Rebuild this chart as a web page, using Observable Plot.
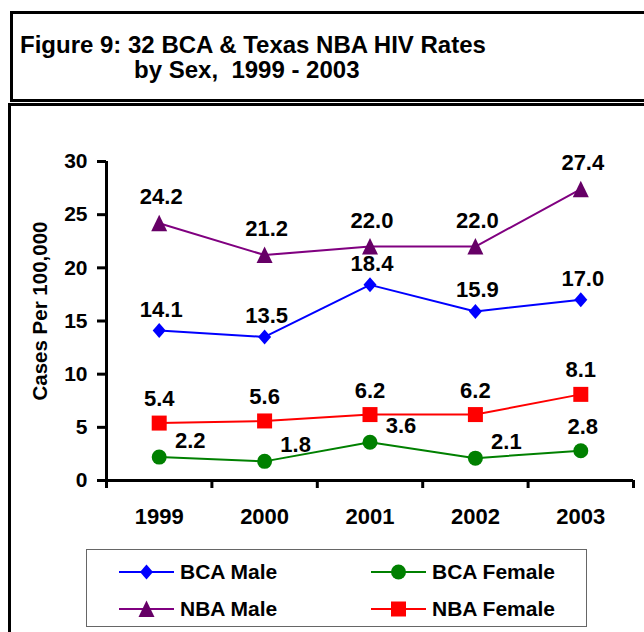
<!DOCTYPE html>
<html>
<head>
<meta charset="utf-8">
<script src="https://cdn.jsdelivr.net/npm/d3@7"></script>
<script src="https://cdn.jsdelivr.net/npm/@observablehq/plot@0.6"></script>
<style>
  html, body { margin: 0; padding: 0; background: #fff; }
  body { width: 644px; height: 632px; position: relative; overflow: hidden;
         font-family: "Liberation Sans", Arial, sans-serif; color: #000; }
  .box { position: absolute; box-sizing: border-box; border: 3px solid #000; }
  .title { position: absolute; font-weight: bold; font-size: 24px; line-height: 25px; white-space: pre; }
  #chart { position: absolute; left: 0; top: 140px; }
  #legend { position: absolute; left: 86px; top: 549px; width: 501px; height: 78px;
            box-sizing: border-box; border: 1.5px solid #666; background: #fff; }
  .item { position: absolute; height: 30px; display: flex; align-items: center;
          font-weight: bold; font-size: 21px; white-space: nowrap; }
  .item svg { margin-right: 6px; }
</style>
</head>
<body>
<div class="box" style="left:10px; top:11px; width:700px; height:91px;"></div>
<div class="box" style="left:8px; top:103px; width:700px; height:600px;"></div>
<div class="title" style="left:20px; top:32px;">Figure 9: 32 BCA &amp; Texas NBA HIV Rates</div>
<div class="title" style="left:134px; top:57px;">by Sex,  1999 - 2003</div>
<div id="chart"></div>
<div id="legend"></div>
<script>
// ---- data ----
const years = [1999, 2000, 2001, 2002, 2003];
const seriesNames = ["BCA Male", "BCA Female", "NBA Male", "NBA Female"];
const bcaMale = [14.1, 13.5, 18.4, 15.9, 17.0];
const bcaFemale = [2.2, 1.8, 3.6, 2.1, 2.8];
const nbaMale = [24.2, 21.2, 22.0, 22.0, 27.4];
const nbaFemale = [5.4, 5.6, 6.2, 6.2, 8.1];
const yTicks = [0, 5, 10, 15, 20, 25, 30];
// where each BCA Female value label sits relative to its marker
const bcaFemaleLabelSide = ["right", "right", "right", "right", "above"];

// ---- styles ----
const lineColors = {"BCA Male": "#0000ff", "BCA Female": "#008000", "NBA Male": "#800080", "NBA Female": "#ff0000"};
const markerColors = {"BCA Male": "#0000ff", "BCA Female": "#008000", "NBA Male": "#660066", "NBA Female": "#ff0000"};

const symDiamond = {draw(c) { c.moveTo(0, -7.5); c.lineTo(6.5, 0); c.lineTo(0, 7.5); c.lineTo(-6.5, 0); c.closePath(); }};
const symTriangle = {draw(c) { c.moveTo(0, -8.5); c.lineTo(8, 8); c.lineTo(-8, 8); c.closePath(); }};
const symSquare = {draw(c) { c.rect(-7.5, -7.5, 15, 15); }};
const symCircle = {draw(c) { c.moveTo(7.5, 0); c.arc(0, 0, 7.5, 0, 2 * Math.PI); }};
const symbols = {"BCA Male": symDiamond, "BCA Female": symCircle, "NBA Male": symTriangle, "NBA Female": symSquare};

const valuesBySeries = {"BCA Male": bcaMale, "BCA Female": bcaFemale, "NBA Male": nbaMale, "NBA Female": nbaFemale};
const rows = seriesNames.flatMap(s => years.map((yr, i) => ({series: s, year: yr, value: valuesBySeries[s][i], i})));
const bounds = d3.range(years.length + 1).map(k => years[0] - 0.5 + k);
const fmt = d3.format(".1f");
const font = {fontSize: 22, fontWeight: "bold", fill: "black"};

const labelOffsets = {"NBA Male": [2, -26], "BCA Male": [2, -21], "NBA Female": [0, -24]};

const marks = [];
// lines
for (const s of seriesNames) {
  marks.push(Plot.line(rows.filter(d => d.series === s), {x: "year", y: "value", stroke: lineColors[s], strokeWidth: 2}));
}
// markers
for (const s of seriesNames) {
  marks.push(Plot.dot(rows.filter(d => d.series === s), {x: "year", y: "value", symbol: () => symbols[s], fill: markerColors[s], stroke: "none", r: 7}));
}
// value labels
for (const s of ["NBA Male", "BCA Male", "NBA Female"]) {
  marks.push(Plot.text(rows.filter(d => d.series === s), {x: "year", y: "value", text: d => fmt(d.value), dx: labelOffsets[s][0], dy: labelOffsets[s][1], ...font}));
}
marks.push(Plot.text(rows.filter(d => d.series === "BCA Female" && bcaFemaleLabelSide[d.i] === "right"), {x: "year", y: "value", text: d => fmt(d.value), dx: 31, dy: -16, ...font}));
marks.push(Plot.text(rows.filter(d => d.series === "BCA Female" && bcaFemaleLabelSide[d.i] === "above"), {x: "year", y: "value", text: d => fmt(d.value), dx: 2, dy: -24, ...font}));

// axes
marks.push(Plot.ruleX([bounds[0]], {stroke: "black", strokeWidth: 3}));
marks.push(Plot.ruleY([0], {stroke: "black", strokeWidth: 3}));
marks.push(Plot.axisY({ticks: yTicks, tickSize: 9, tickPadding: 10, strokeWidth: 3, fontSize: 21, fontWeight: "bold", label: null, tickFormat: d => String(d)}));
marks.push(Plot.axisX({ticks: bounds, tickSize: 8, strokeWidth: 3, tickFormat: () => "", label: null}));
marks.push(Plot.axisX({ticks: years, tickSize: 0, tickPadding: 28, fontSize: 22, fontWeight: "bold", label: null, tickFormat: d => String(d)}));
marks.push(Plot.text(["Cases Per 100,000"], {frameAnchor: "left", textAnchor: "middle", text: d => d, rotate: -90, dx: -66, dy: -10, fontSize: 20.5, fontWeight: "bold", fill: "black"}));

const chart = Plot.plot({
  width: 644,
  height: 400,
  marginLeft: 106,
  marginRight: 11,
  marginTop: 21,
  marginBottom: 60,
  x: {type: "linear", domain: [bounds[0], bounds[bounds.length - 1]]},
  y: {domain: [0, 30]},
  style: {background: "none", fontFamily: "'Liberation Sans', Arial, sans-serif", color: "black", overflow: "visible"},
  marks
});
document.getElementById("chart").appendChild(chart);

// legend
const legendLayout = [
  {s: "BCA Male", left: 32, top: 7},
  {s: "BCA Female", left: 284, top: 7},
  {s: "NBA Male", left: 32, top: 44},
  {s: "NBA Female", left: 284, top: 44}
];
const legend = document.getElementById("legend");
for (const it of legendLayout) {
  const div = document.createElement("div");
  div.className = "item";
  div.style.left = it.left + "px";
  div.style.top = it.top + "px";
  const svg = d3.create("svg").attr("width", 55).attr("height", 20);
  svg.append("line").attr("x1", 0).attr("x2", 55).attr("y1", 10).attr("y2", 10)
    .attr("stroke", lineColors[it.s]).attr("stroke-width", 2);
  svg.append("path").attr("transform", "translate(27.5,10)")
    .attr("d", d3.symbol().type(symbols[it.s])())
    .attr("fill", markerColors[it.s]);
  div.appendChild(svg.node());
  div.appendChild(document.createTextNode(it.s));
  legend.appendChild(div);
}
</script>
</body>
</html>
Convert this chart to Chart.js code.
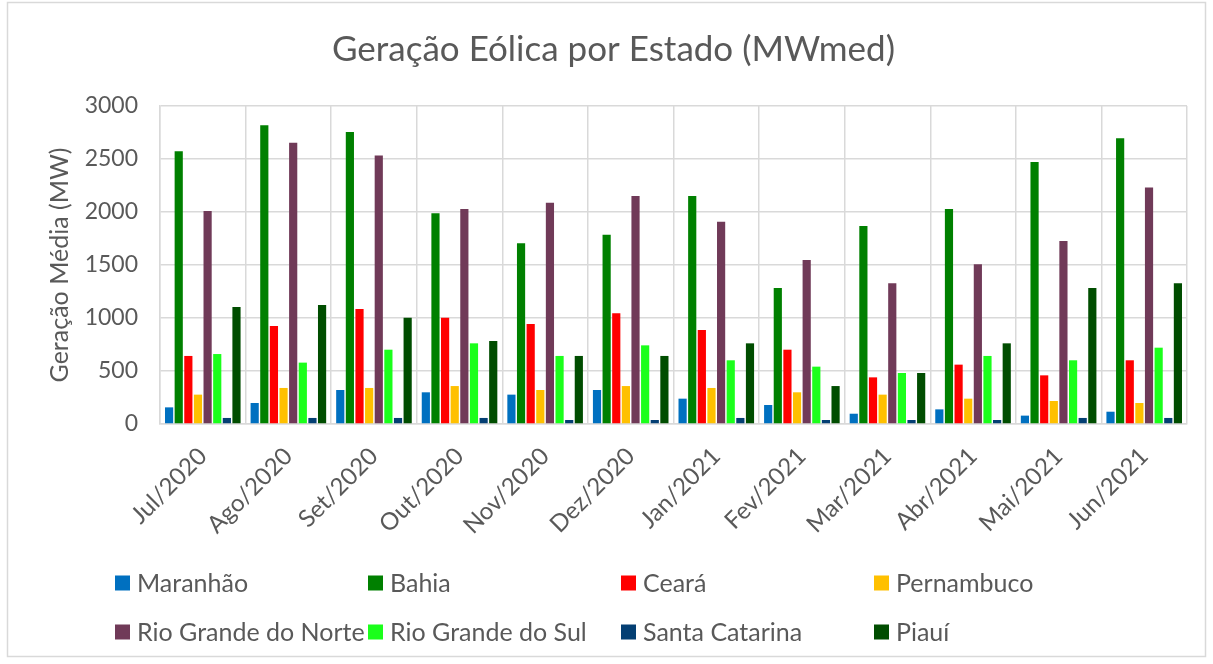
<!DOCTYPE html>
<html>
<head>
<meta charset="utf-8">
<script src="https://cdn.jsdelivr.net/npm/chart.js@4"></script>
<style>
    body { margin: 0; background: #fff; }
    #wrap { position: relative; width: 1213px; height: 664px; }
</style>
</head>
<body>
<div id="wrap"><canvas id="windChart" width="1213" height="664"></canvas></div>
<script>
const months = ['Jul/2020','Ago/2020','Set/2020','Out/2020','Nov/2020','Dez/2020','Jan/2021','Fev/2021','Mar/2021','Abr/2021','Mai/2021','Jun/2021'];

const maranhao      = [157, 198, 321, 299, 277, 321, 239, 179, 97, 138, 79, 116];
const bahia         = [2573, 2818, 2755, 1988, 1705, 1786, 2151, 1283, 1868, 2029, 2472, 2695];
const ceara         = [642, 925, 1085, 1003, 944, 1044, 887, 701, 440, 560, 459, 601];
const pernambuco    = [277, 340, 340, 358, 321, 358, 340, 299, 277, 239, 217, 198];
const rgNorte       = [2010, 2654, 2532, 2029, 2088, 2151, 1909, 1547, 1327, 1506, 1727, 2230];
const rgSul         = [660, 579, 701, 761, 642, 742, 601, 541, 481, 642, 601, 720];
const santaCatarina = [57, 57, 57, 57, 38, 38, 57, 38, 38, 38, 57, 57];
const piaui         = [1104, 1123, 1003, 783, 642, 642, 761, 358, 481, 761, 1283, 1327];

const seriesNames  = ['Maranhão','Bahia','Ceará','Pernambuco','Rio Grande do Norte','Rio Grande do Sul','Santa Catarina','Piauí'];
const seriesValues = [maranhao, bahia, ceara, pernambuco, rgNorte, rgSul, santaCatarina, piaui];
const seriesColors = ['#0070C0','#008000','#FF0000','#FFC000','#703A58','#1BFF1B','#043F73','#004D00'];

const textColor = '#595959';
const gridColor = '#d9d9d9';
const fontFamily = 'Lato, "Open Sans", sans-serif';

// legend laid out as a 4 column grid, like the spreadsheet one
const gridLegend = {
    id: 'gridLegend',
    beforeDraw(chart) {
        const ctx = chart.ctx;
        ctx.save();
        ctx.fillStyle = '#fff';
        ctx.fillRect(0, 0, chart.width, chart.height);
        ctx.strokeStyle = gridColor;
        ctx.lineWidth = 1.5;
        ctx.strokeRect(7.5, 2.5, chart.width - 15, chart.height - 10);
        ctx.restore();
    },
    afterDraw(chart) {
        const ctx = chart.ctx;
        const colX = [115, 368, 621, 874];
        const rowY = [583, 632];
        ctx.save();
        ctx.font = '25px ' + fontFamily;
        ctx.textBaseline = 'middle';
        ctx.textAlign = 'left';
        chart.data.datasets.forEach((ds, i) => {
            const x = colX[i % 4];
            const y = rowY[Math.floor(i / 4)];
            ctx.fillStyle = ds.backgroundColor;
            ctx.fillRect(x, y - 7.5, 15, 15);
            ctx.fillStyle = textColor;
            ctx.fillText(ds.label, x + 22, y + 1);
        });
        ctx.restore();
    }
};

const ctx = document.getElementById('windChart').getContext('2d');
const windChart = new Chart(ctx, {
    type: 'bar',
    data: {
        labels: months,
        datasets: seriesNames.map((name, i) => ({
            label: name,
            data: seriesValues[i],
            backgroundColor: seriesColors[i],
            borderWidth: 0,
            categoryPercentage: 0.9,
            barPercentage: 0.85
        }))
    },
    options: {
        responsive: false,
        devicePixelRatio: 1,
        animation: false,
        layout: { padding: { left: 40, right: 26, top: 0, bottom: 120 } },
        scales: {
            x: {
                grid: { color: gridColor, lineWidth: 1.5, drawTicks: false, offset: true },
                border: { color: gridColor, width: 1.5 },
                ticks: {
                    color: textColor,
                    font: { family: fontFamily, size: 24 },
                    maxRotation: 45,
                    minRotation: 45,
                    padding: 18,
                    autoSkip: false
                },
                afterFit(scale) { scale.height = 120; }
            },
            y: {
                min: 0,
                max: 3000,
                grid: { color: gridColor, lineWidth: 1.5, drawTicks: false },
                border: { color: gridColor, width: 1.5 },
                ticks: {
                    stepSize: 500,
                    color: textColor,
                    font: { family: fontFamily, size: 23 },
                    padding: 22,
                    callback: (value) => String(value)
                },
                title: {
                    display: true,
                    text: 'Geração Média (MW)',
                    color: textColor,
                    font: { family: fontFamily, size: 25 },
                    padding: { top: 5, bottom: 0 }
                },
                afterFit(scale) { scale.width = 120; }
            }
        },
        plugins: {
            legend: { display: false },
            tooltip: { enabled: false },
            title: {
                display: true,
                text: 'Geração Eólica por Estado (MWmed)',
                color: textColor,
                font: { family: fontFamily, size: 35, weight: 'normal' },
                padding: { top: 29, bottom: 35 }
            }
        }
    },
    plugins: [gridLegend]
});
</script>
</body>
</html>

#### GIVEN TASK
Copy out all lines where the word "this" appears.

#### RIGHT ANSWER
Rebuild this chart as a web page, using Observable Plot.
Convert this chart to Chart.js code.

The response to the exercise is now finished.